Omani troops fired in the air, wounding one person, when they moved in to disperse a crowd demanding jobs and political reforms near the northern port of Sohar yesterday, the fourth day of protests, witnesses said.
“We were about 200 to 300 people in the road. The army started shooting in the air,” one protester in Sohar said, declining to be named. “Many people ran. The man who was shot came to calm the army down.”
The crowd dispersed, but then regrouped at a roundabout near the port, the witnesses said, and the troops pulled back.
On Monday, demonstrators blocked the entrance to the port, which exports 160,000 barrels per day of refined oil products, and protests spread to the capital, Muscat.
The unrest in Sohar, Oman’s main industrial center, was a rare outbreak of discontent in the normally sleepy sultanate ruled by Sultan Qaboos bin Said for four decades and follows a wave of pro-democracy protests across the Arab world.
TROOPS DEPLOYED
An Omani government official said the military has deployed troops north of the capital of Muscat and near the border with the United Arab Emirates.
The official says the army also deployed light equipment yesterday in anticipation of more anti-government protests.
The official spoke on condition of anonymity because he was not authorized to release information to the media.
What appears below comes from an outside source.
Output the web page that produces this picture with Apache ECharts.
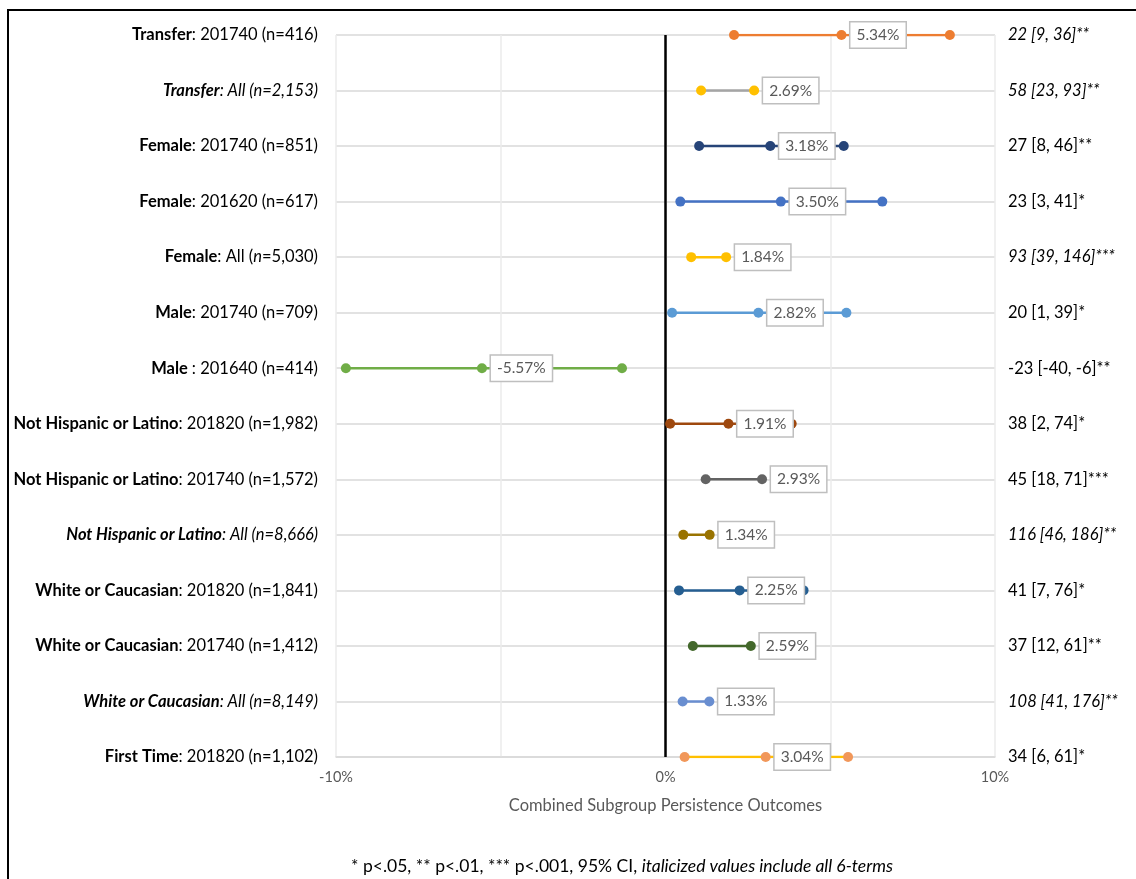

A rally in support of the sultan was planned for yesterday in Muscat.
The sultan, trying to calm tensions, on Sunday promised 50,000 jobs, unemployment benefits of US$390 a month and to study widening the power of a quasi-parliamentary advisory council.
In Sohar, traffic flowed freely into the port yesterday.
At the nearby Globe Roundabout, center of the Sohar protests that have drawn up to 2,000 people over the past three days, five armored vehicles watched the square, but no protesters could be seen.
As many as six people were killed in Sohar on Sunday, when police opened fire on stone-throwing demonstrators after failing to disperse them with batons and tear gas.
A doctor and several nurses at a state hospital said six people died, but the health minister put the toll at one.
US REACTS
US Department of State spokesman P.J. Crowley said on Monday that Washington had been “in touch with the government and encouraged restraint and to resolve differences through dialogue,” as demonstrations spread through the sultanate.
Qaboos, who exercises absolute power in a country where political parties are banned, shuffled his Cabinet on Saturday, a week after a small protest in the capital gave the first hint that Arab discontent could reach Oman.
Oman is a non-OPEC oil exporter that pumps about 850,000 barrels per day and has strong ties to the US.